4.3. Middel I is terecht voorgesteld voor zover het betoogt dat het Hof niet mocht volstaan met een marginale toetsing van het standpunt van de Minister dat [[...]-product a] een militair goed is. Bij de beoordeling of een aanvraag voor een vergunning als bedoeld in artikel 11, lid 1, van het Besluit betrekking heeft op een militair goed als hiervoor in 4.2.1 bedoeld, komt aan de Minister niet een door de rechter in beginsel te respecteren beoordelingsvrijheid toe. Het Hof heeft daarom ten onrechte geoordeeld dat het slechts marginaal mag toetsen of de Minister zich terecht op het standpunt heeft gesteld dat het complete [[...]-product a]-systeem, dus hardware en software tezamen, dient te worden beoordeeld.
4.4.1. Middel I kan echter niet tot cassatie leiden op de navolgende gronden.
4.4.2. Het oordeel van het Hof dat [[...]-product a] een militair goed is, wordt zelfstandig gedragen door zijn hiervoor in 3.2.4 weergegeven oordeel dat [[...]-product a] ook als militair goed is aan te merken indien de militaire software buiten beschouwing zou worden gelaten. Dat oordeel berust op de hiervoor in 3.2.4 weergegeven vaststellingen van het Hof over de (door)ontwikkeling van een [product a]. Die vaststellingen kunnen, als verweven met waarderingen van feitelijke aard, door de Hoge Raad in de cassatieprocedure niet op juistheid worden onderzocht. In het licht van de verwijzing door het Hof naar de hiervoor in 3.2.4 bedoelde verklaring is dit oordeel ook niet onbegrijpelijk. Het Hof was niet gehouden dat oordeel nader te motiveren.

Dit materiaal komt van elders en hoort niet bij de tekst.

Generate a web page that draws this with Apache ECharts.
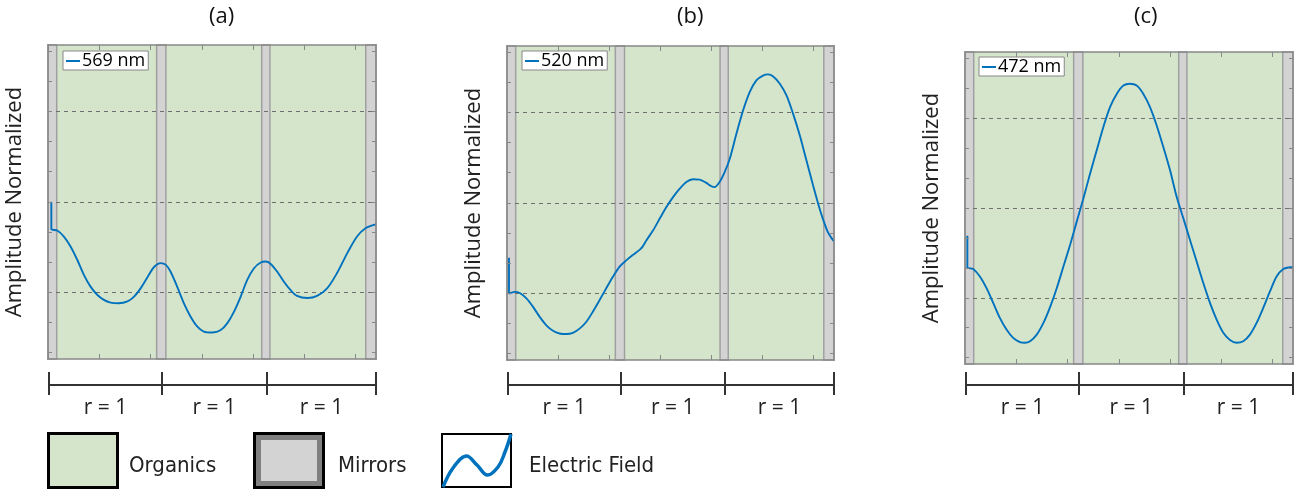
<!DOCTYPE html>
<html>
<head>
<meta charset="utf-8">
<style>
  html, body { margin: 0; padding: 0; background: #fff; }
  #main { width: 1307px; height: 492px; }
</style>
<script src="https://cdn.jsdelivr.net/npm/echarts@6/dist/echarts.min.js"></script>
</head>
<body>
<div id="main"></div>
<script>
// panel data (x in nm across the 3 cavities, y = normalized amplitude)
var panelTitles = ['(a)', '(b)', '(c)'];
var wavelengths = ['569 nm', '520 nm', '472 nm'];

var curveA = [[6.5, 0.500], [6.5, 0.410], [18, 0.405], [31, 0.385], [44, 0.352], [57, 0.308], [70, 0.258],
  [83, 0.219], [96, 0.192], [109, 0.175], [122, 0.166], [138, 0.164], [155, 0.170], [168, 0.186],
  [181, 0.214], [194, 0.250], [207, 0.284], [220, 0.297], [230, 0.291], [239, 0.269], [252, 0.219],
  [265, 0.164], [278, 0.120], [291, 0.087], [304, 0.070], [321, 0.067], [337, 0.075], [350, 0.098],
  [363, 0.136], [376, 0.186], [389, 0.242], [402, 0.280], [415, 0.299], [425, 0.302], [434, 0.295],
  [447, 0.269], [460, 0.236], [473, 0.208], [486, 0.188], [506, 0.181], [525, 0.188], [545, 0.214],
  [564, 0.264], [584, 0.330], [603, 0.385], [620, 0.413], [636, 0.424], [640, 0.425]];

var curveB = [[3.9, 0.318], [3.9, 0.199], [5, 0.199], [15, 0.205], [25, 0.201], [38, 0.183], [51, 0.155],
  [64, 0.122], [77, 0.094], [90, 0.076], [103, 0.067], [116, 0.065], [129, 0.069], [142, 0.083],
  [155, 0.105], [168, 0.139], [181, 0.177], [194, 0.216], [207, 0.254], [220, 0.288], [234, 0.310],
  [247, 0.328], [260, 0.345], [265, 0.354], [273, 0.376], [286, 0.409], [299, 0.448], [312, 0.486],
  [325, 0.519], [338, 0.547], [351, 0.569], [364, 0.578], [377, 0.577], [390, 0.566], [400, 0.555],
  [406, 0.552], [416, 0.569], [426, 0.602], [436, 0.646], [449, 0.729], [462, 0.806], [475, 0.867],
  [488, 0.906], [501, 0.922], [511, 0.926], [521, 0.919], [534, 0.895], [547, 0.856], [560, 0.795],
  [573, 0.724], [586, 0.641], [599, 0.558], [609, 0.497], [618, 0.448], [628, 0.403], [638, 0.376],
  [640, 0.372]];

var curveC = [[4.6, 0.407], [4.6, 0.302], [16, 0.296], [29, 0.271], [42, 0.232], [55, 0.183], [68, 0.133],
  [81, 0.094], [94, 0.066], [107, 0.052], [117, 0.050], [127, 0.055], [140, 0.077], [153, 0.116],
  [166, 0.169], [179, 0.232], [192, 0.304], [205, 0.376], [218, 0.454], [231, 0.531], [244, 0.614],
  [257, 0.692], [270, 0.770], [283, 0.836], [296, 0.880], [309, 0.908], [322, 0.914], [335, 0.908],
  [348, 0.880], [361, 0.836], [374, 0.775], [387, 0.703], [400, 0.626], [413, 0.537], [426, 0.465],
  [439, 0.393], [452, 0.321], [465, 0.249], [478, 0.183], [491, 0.127], [504, 0.083], [517, 0.059],
  [530, 0.050], [543, 0.055], [556, 0.077], [569, 0.116], [582, 0.166], [595, 0.221], [608, 0.271],
  [621, 0.296], [634, 0.302], [640, 0.303]];

var curves = [curveA, curveB, curveC];
var mirrors = [[0, 17], [212, 230], [417, 433], [620, 640]];
var bracketStops = [2, 222, 427, 640];
var segmentLabels = ['r = 1', 'r = 1', 'r = 1'];
var yTicks = [0, 0.1, 0.2, 0.3, 0.4, 0.5, 0.6, 0.7, 0.8, 0.9, 1.0];
var xTicks = [0, 100, 200, 300, 400, 500, 600];
var dashedLevels = [0.2, 0.5, 0.8];
var keyNames = ['Organics', 'Mirrors', 'Electric Field'];

var FONT = '"Open Sans", "Noto Sans", sans-serif';
var FRAME = '#888888';
var GREEN = '#d5e5cc';
var BLUE = '#0072bd';

// panel placement
var panels = [
  { left: 48, top: 45, width: 328, height: 314, titleX: 218, legL: 63, legT: 51 },
  { left: 507, top: 46, width: 327, height: 314, titleX: 686, legL: 522, legT: 51 },
  { left: 965, top: 52, width: 328, height: 312, titleX: 1143, legL: 979, legT: 57 }
];

var segMids = [];
for (var k = 0; k < bracketStops.length - 1; k++) {
  segMids.push((bracketStops[k] + bracketStops[k + 1]) / 2);
}

function frameX(gi, pos) {
  return {
    type: 'value', gridIndex: gi, position: pos, min: 0, max: 640, interval: 100, z: 10,
    axisLine: { show: true, onZero: false, lineStyle: { color: FRAME, width: 1.5 } },
    axisTick: { show: true, inside: true, length: 5, customValues: xTicks, lineStyle: { color: FRAME } },
    axisLabel: { show: false }, splitLine: { show: false }
  };
}

function frameY(gi, pos, named) {
  return {
    type: 'value', gridIndex: gi, position: pos, min: -0.021, max: 1.02, z: 10,
    name: named ? 'Amplitude Normalized' : '',
    nameLocation: 'middle', nameGap: 22,
    nameTextStyle: { fontFamily: FONT, fontSize: 22, color: '#222' },
    axisLine: { show: true, onZero: false, lineStyle: { color: FRAME, width: 1.5 } },
    axisTick: { show: true, inside: true, length: 4, customValues: yTicks, lineStyle: { color: FRAME } },
    axisLabel: { show: false }, splitLine: { show: false }
  };
}

var grid = [], xAxis = [], yAxis = [], series = [], title = [], legend = [];

panels.forEach(function (p, i) {
  grid.push({ left: p.left, top: p.top, width: p.width, height: p.height, show: true,
    backgroundColor: GREEN, borderWidth: 0, outerBoundsMode: 'none' });
  grid.push({ left: p.left, top: 372, width: p.width, height: 23, outerBoundsMode: 'none' });
  var g = i * 2;

  xAxis.push(frameX(g, 'bottom'), frameX(g, 'top'));
  yAxis.push(frameY(g, 'left', true), frameY(g, 'right', false));
  xAxis.push({
    type: 'value', gridIndex: g + 1, min: 0, max: 640,
    axisLine: { show: false }, axisTick: { show: false }, splitLine: { show: false },
    axisLabel: {
      show: true, customValues: segMids, margin: 3,
      fontFamily: FONT, fontSize: 21, color: '#222',
      formatter: function (v) { return segmentLabels[segMids.indexOf(v)] || ''; }
    }
  });
  yAxis.push({ type: 'value', gridIndex: g + 1, min: -10.5, max: 12.5, show: false });

  var ax = i * 3;
  // mirrors + dashed guide lines
  series.push({
    name: 'mirrors' + i, type: 'line', xAxisIndex: ax, yAxisIndex: ax, data: [], z: 1, silent: true,
    markArea: {
      silent: true,
      itemStyle: { color: '#d3d3d3', borderColor: '#a0a0a0', borderWidth: 1.5 },
      data: mirrors.map(function (m) { return [{ xAxis: m[0] }, { xAxis: m[1] }]; })
    },
    markLine: {
      silent: true, symbol: 'none', label: { show: false },
      lineStyle: { type: [4, 4], color: '#6f6f6f', width: 1 },
      data: dashedLevels.map(function (v) { return { yAxis: v }; })
    }
  });
  // field curve
  series.push({
    name: wavelengths[i], type: 'line', xAxisIndex: ax, yAxisIndex: ax, data: curves[i],
    showSymbol: false, smooth: 0.3, z: 5,
    lineStyle: { color: BLUE, width: 1.9 }, itemStyle: { color: BLUE }
  });
  // r = 1 brackets
  var brk = bracketStops.map(function (v) { return { xAxis: v }; });
  brk.push([{ coord: [bracketStops[0], 0] }, { coord: [bracketStops[bracketStops.length - 1], 0] }]);
  series.push({
    name: 'bracket' + i, type: 'line', xAxisIndex: ax + 2, yAxisIndex: ax + 2, data: [], silent: true,
    markLine: {
      silent: true, symbol: 'none', label: { show: false },
      lineStyle: { type: 'solid', color: '#333', width: 2 },
      data: brk
    }
  });

  title.push({
    text: panelTitles[i], left: p.titleX - 14, top: 1,
    textStyle: { fontFamily: FONT, fontSize: 22, fontWeight: 'normal', color: '#111' }
  });
  legend.push({
    data: [wavelengths[i]], left: p.legL, top: p.legT, selectedMode: false,
    backgroundColor: '#fff', borderColor: FRAME, borderWidth: 1, borderRadius: 0,
    padding: [1, 3, 0, 3], itemWidth: 14, itemHeight: 2, icon: 'rect',
    textStyle: { fontFamily: FONT, fontSize: 18, color: '#000', padding: [0, 0, 0, -3] }
  });
});

// bottom key
var KEYFONT = '"DejaVu Sans Condensed", "DejaVu Sans", sans-serif';
var graphic = [
  { type: 'rect', shape: { x: 48.5, y: 433.5, width: 69, height: 54 },
    style: { fill: GREEN, stroke: '#000', lineWidth: 3 } },
  { type: 'text', x: 129, y: 466,
    style: { text: keyNames[0], font: '22px ' + KEYFONT, fill: '#222', verticalAlign: 'middle' } },
  { type: 'rect', shape: { x: 254.5, y: 433.5, width: 69, height: 54 },
    style: { fill: '#808080', stroke: '#000', lineWidth: 3 } },
  { type: 'rect', shape: { x: 261, y: 440, width: 56, height: 41 },
    style: { fill: '#d3d3d3', stroke: null } },
  { type: 'text', x: 338, y: 466,
    style: { text: keyNames[1], font: '22px ' + KEYFONT, fill: '#222', verticalAlign: 'middle' } },
  { type: 'rect', shape: { x: 442, y: 434, width: 69, height: 53 },
    style: { fill: '#fff', stroke: '#000', lineWidth: 2 } },
  { type: 'polyline', shape: { points: [[443, 487], [453, 468], [466, 456], [477, 465], [487, 475], [498, 467], [505, 452], [511, 434]], smooth: 0.4 },
    style: { fill: null, stroke: BLUE, lineWidth: 3.5 } },
  { type: 'text', x: 529, y: 466,
    style: { text: keyNames[2], font: '22px ' + KEYFONT, fill: '#222', verticalAlign: 'middle' } }
];

var chart = echarts.init(document.getElementById('main'), null, { renderer: 'canvas' });
chart.setOption({
  animation: false,
  title: title,
  legend: legend,
  grid: grid,
  xAxis: xAxis,
  yAxis: yAxis,
  series: series,
  graphic: graphic
});
</script>
</body>
</html>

Het Hof hoefde zich, anders dan het middel betoogt, van dit oordeel niet te laten weerhouden door de omstandigheid dat de doorontwikkeling tot [[...]-product a] geringe aanpassingen aan een [product a] betrof noch door de omstandigheid dat andere staten, naar belanghebbende stelt, een [[...]-product a] niet als een militair goed aanmerken.
4.4.3. Het middel faalt daarom voor zover het zich richt tegen het hiervoor in 3.2.4 bedoelde oordeel van het Hof. Hierbij is in aanmerking genomen dat rechtsoverweging 5.6 van de uitspraak van het Hof in zoverre niet blijk geeft van de marginale toetsing die het Hof in rechtsoverweging 5.4 van zijn uitspraak aankondigt. Rechtsoverweging 5.6 van de uitspraak houdt immers in dat de hardware “naar ’s Hofs oordeel” een militair goed is.
4.4.4. Gelet op hetgeen hiervoor in 4.4.2 en 4.4.3 is overwogen, behoeven de overige klachten van middel I geen behandeling.
4.5.1. Middel II is gericht tegen het hiervoor in 3.3.2 weergegeven oordeel van het Hof dat de verlening door de Minister van vergunningen voor de uitvoer van andere goederen naar andere afnemers, niet meebrengt dat de Minister op grond van het gelijkheidsbeginsel was gehouden om ook voor de uitvoer van [[...]-product a] door belanghebbende een uitvoervergunning te verlenen. Het middel voert daartoe onder meer aan dat bij toepassing van het Besluit al van gelijke gevallen moet worden uitgegaan wanneer de desbetreffende goederen onder dezelfde post van de Gemeenschappelijke EU-lijst vallen.
4.5.2. Middel II faalt. Aanvragen voor een vergunning tot uitvoer van militaire goederen kunnen niet als gelijke gevallen worden beschouwd vanwege het enkele feit dat de desbetreffende goederen onder dezelfde post van de Gemeenschappelijke EU-lijst vallen. Het oordeel van het Hof dat de door belanghebbende genoemde leveringen andere goederen en andere afnemers betreffen en dat het daarom niet gaat om gelijke gevallen, geeft niet blijk van een onjuiste rechtsopvatting en kan voor het overige, als verweven met waarderingen van feitelijke aard door de Hoge Raad in de cassatieprocedure niet op juistheid worden onderzocht. Het is ook niet onbegrijpelijk of onvoldoende gemotiveerd.
4.6. Gelet op hetgeen hiervoor is overwogen, falen ook de overige middelen.
5. Proceskosten
De Hoge Raad ziet geen aanleiding voor een veroordeling in de proceskosten.
6. Beslissing
De Hoge Raad verklaart het beroep in cassatie ongegrond.
Dit arrest is gewezen door de vice-president M.E. van Hilten als voorzitter, en de raadsheren E.N. Punt, M.W.C. Feteris, M.A. Fierstra en C.J. Borman, in tegenwoordigheid van de waarnemend griffier E. Cichowski, en in het openbaar uitgesproken op 3 maart 2023.